Why should black Americans celebrate the bicentennial?

AFRICAN-AMERICANS have played an integral role in making the United States Constitution, and America's promise, come alive for everyone. From slave revolts to civil disobedience, African-Americans have shaped American concepts of personhood, liberty, and legitimate protest while triumphing over centuries-old oppression. The unamended Constitution implicitly recognized slavery and declared a slave to be three-fifths of a person. Today we take for granted many of the rights we have, such as the right to marry and to self-defense. A slave continuously had to reaffirm his personhood from assaults. These assaults took their legal justification from the intent of the Founding Fathers that blacks be excluded from the rights and principles enunciated in the Declaration of Independence and the Constitution.

The Founding Fathers defined blacks as property to smooth over the dichotomy between the professed ideals of the American Revolution and the reality of a slave economy that greatly enriched Northern merchants as well as Southern plantation owners. In 1777, blacks brought to the attention of white America the dichotomy between slavery and the professed ideals of the American Revolution through a legislative petition. But they got nowhere with their plea.

And the Supreme Court, in the Dred Scott decision of 1857, epitomized the dichotomy between ideals and sad practice when Chief Justice Roger Taney stated that blacks ``are not included, and were not intended to be included, in the word `citizen' in the Constitution ... [being a] subordinate and inferior class of beings.''

Being property, not persons, African-Americans could not be ``murdered.'' White America could not afford to concede that blacks had genuine human reactions or emotions. A 19th-century state supreme court judge verbalized a related attitude in his statement, ``What acts in a slave toward a white person will amount to insolence is manifestly impossible to define - it may consist of a look, the pointing of a finger, a refusal or neglect to step out of the way when a white person is seen to approach. But each of such acts violates the rules of propriety, and if tolerated would destroy that subordination upon which our social system rests.''

Just 32 years ago, white and black reaction to Rosa Parks's refusal to give up her bus seat to a white man revealed the nature of the tensions that have remained powerful in this nation.

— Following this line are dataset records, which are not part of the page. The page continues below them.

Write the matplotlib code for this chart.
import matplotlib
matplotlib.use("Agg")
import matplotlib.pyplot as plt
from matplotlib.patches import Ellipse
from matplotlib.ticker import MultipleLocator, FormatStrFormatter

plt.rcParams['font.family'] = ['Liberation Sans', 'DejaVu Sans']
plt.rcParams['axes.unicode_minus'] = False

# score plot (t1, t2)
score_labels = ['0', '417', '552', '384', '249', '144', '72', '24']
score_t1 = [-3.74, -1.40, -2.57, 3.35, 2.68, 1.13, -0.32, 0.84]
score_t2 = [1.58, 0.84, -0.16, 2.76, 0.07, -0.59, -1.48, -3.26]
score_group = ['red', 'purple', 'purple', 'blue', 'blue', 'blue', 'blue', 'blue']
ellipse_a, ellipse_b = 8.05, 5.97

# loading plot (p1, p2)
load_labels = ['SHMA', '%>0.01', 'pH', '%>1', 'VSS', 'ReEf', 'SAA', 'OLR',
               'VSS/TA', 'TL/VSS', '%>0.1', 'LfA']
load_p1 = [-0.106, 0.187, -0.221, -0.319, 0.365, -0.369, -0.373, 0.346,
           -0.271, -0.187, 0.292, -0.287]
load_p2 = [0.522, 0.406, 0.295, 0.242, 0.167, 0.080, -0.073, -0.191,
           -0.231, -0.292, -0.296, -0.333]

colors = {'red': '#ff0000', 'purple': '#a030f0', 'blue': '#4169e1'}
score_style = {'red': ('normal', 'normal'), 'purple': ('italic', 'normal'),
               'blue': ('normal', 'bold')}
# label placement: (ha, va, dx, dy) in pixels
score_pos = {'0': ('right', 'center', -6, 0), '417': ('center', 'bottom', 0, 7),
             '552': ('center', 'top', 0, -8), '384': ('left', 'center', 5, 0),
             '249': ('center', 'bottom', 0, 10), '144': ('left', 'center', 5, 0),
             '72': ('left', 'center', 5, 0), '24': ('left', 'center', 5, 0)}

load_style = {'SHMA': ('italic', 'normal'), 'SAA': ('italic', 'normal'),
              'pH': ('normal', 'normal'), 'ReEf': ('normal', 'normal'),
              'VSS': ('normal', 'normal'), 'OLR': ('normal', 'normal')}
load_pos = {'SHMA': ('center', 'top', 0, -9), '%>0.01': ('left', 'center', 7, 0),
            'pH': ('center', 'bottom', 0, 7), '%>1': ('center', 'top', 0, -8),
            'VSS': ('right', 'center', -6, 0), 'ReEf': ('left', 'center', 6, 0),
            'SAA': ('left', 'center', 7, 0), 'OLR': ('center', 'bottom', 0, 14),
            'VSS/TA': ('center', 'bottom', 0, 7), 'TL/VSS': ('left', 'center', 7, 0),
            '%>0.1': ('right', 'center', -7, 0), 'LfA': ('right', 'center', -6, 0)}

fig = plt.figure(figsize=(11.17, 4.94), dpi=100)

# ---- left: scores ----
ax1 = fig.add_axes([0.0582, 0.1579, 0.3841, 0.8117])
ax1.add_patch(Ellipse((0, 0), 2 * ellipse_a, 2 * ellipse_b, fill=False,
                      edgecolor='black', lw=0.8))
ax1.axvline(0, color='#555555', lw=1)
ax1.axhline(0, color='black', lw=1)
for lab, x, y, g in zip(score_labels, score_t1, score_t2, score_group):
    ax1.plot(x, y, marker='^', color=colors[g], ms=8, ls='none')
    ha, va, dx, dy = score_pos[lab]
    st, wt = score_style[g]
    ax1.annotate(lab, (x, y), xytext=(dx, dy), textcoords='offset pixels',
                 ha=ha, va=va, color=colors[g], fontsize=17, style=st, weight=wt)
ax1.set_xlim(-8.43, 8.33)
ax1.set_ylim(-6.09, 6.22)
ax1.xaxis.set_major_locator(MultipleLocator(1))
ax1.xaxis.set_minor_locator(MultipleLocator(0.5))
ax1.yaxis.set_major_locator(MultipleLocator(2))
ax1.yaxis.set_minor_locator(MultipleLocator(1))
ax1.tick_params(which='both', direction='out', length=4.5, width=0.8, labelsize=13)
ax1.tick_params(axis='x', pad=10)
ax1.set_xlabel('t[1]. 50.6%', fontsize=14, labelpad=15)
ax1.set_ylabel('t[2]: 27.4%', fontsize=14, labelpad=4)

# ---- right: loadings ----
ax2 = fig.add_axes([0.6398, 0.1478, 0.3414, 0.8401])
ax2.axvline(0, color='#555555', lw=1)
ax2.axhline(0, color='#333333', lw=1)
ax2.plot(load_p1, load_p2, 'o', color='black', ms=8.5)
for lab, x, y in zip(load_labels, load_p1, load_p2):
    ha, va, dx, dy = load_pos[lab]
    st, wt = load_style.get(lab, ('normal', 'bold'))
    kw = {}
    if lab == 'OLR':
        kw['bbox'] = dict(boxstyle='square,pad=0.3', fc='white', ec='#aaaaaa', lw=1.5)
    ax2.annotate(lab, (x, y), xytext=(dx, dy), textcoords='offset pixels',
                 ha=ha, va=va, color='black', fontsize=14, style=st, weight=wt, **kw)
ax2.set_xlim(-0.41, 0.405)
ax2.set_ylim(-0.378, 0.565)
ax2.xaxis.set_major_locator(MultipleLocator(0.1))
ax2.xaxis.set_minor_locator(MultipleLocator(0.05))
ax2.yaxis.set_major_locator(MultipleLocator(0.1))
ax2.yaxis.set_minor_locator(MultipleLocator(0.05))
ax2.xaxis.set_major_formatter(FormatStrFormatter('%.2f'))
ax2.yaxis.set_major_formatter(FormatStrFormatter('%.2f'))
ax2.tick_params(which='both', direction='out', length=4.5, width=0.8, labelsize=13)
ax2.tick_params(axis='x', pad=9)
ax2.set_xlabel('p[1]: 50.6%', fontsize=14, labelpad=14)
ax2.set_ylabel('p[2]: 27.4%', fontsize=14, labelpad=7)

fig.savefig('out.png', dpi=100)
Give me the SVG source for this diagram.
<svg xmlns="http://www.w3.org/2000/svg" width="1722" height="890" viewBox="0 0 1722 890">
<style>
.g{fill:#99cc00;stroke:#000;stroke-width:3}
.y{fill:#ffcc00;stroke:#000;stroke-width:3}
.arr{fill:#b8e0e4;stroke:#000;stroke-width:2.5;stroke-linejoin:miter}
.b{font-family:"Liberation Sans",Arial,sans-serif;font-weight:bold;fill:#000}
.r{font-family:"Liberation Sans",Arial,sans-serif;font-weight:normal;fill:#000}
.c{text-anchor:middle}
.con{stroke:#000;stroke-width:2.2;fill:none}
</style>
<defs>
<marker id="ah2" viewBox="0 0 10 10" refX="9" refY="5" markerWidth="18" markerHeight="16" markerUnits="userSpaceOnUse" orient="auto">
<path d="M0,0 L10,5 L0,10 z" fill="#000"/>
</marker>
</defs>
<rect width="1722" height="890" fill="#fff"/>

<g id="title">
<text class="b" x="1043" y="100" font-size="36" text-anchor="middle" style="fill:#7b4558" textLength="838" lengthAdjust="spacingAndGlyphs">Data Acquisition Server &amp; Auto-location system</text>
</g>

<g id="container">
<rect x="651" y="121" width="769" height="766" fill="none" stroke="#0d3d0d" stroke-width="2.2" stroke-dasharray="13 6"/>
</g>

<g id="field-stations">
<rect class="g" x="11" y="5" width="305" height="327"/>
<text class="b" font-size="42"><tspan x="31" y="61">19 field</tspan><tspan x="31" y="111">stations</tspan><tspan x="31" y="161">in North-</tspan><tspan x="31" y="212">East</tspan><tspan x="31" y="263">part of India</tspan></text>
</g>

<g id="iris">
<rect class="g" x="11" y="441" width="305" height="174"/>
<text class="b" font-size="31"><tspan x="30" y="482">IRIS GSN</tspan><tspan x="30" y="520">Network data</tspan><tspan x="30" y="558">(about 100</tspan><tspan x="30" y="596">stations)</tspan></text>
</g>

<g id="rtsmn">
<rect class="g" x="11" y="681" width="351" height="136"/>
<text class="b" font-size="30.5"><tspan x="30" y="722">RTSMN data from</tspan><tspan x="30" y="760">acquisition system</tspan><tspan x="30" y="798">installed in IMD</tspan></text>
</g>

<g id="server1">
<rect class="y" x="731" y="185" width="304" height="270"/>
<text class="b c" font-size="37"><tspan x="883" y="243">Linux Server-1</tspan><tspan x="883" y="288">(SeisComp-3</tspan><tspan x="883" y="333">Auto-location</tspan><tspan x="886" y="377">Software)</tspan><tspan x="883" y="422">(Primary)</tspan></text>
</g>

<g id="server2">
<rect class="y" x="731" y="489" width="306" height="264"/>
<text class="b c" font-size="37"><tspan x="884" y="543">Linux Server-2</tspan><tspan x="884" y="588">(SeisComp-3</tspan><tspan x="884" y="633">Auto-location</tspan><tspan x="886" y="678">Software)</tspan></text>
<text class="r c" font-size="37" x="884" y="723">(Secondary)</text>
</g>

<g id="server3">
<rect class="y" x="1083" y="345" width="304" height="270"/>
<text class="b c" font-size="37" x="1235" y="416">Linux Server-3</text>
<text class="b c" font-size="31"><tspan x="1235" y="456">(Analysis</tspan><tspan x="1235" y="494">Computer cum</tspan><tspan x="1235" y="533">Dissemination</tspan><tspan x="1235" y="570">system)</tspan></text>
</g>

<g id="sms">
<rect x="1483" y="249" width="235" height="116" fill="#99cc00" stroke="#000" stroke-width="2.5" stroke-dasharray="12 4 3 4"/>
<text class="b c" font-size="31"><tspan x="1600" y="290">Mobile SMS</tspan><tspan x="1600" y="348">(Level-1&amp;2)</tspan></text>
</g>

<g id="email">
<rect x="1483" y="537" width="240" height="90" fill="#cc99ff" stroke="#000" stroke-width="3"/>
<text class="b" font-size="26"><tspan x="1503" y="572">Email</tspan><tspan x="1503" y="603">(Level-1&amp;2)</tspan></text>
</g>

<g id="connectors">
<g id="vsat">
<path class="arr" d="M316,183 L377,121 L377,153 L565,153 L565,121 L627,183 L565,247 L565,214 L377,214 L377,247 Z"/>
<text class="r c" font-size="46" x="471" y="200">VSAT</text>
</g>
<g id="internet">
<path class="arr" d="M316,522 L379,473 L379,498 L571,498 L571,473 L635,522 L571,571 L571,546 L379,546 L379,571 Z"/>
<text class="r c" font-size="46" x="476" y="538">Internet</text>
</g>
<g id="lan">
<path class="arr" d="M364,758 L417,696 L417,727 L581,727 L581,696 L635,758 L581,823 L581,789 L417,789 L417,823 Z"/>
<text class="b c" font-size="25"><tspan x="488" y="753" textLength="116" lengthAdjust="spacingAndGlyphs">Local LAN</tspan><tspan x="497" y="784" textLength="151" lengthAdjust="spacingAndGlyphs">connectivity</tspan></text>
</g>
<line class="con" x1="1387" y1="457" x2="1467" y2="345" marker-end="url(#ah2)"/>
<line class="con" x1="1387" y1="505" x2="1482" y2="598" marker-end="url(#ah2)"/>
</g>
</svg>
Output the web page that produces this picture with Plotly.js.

From 8,000 to 10,000 blacks served in the Revolutionary War, depending on promises of emancipation afterward. Instead, many were reenslaved after the war. Between 1520 and 1860, there were more than 200 recorded slave revolts. Estimates are that perhaps 1,000 slaves per year successfully escaped to the North. Others built independent encampments in the South. Some lived with Indians or returned to Africa. Blacks also asserted their liberty through lawsuits, mass migrations, sit-ins, and other demonstrations.

Slavery was also justified as the means to convert pagans to Christianity. Needless to say, once slaves were converted, they were not freed. One prayer book for slaves specifically identified whites as ``God's overseers,'' to be obeyed as ``God himself.'' In spite of strictly controlled services, the slaves exercised their right to religious freedom by conducting their own services in secret, with a much different emphasis.

In a country often hailed as a longstanding haven for persecuted religious groups, African-Americans, free and slave, encountered laws that could punish them with 30 lashes for conducting religious meetings. Nevertheless, between the 1840s and 1850s, the number of African churches increased, as did the clandestine activities of their associated schools. The traditional focus on self-help among African-Americans continues today through the black ethic of serving the community.

Other groups within the US, such as Hispanics and native Americans, have taken inspiration and techniques from the struggles of African-Americans. Blacks supported universal suffrage more consistently than whites, including white women, after the Civil War. White women in the suffrage movement frequently advocated that the vote be limited to educated females and pushed for their own exclusive enfranchisement as a means to thwart any effects from the vote of black males. Today, the gender gap in voter participation is much more recent and less prominent among whites and Hispanics. As early as 1964, black women under the age of 35 were outvoting black men.

History books and the media frequently portray more than 200 years of slavery and the African-American experience as an afterthought, a footnote, or a separate chapter to the development of the US. Yet ample documentation exists which attests to the tremendous impact that slavery and blacks have had on the economic, social, and political fabric of this country.

Through greater recognition of these documents, the media could present a more balanced view of American history that would impart deeper personal and worldwide significance to our national holidays. The media could thus help to make our national holidays a time of deeper reflection and renewal. In a world where racial and ethnic differences still divide, we could all celebrate the contributions of African-Americans to better understanding and liberty for all peoples.

Valerie Phillips-Stubbins, a graduate of the University of California Law School, Berkeley, is a free-lance writer.